▸ **Data provided**

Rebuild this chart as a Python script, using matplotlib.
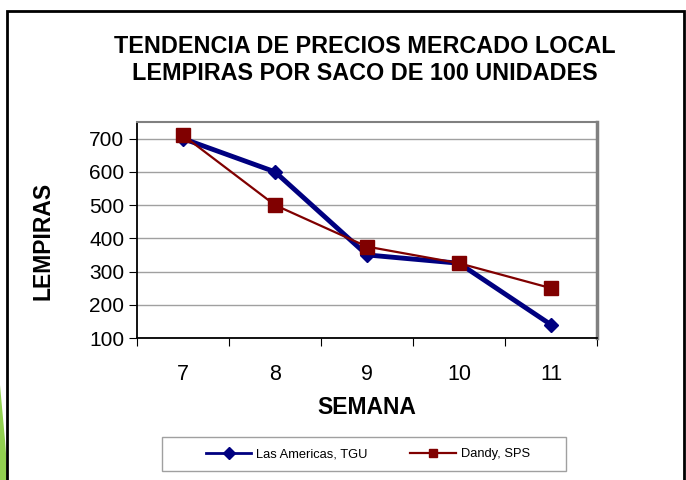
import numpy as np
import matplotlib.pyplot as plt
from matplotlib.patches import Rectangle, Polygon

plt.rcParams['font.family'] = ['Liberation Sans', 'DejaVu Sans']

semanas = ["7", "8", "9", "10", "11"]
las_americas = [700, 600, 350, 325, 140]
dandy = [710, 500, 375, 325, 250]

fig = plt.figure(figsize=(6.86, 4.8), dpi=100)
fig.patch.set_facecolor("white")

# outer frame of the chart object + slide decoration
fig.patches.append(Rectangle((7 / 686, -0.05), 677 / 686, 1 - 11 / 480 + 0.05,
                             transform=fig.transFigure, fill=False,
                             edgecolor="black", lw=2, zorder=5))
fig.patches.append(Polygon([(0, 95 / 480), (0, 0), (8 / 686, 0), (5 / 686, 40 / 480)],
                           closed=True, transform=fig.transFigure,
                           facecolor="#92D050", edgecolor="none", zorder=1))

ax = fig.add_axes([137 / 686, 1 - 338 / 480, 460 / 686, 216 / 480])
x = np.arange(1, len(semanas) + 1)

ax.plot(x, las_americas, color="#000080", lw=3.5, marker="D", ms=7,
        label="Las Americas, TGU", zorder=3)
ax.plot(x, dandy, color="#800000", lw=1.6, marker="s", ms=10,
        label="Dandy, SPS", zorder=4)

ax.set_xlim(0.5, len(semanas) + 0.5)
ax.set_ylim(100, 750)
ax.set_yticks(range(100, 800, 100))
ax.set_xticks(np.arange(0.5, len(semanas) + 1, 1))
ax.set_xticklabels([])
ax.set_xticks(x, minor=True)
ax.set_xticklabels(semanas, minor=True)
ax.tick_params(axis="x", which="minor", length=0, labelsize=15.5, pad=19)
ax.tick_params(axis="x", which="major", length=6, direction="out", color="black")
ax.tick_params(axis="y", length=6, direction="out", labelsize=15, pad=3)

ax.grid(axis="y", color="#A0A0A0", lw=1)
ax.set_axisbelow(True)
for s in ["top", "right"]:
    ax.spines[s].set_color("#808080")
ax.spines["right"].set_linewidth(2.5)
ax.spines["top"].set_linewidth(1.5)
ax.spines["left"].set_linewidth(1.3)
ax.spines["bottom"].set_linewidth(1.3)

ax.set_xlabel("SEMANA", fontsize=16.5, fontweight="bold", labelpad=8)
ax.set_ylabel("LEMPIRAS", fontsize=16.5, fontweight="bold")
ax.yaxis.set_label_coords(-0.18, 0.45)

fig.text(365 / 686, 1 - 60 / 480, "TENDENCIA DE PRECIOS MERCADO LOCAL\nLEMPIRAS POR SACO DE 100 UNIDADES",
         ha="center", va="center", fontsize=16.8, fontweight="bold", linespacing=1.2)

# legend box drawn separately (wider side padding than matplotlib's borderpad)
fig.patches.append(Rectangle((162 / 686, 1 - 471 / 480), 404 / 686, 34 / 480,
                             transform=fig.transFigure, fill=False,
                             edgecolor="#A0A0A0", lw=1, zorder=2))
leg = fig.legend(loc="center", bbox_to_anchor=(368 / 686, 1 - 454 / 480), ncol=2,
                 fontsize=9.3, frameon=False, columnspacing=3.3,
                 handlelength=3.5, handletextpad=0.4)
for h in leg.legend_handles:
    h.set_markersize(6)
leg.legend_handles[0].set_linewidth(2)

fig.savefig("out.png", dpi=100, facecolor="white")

▸ **What you will do**
Of the lines in this listing, how many contain "chart"? Reply with the number and nothing more.

▸ **Task response**
2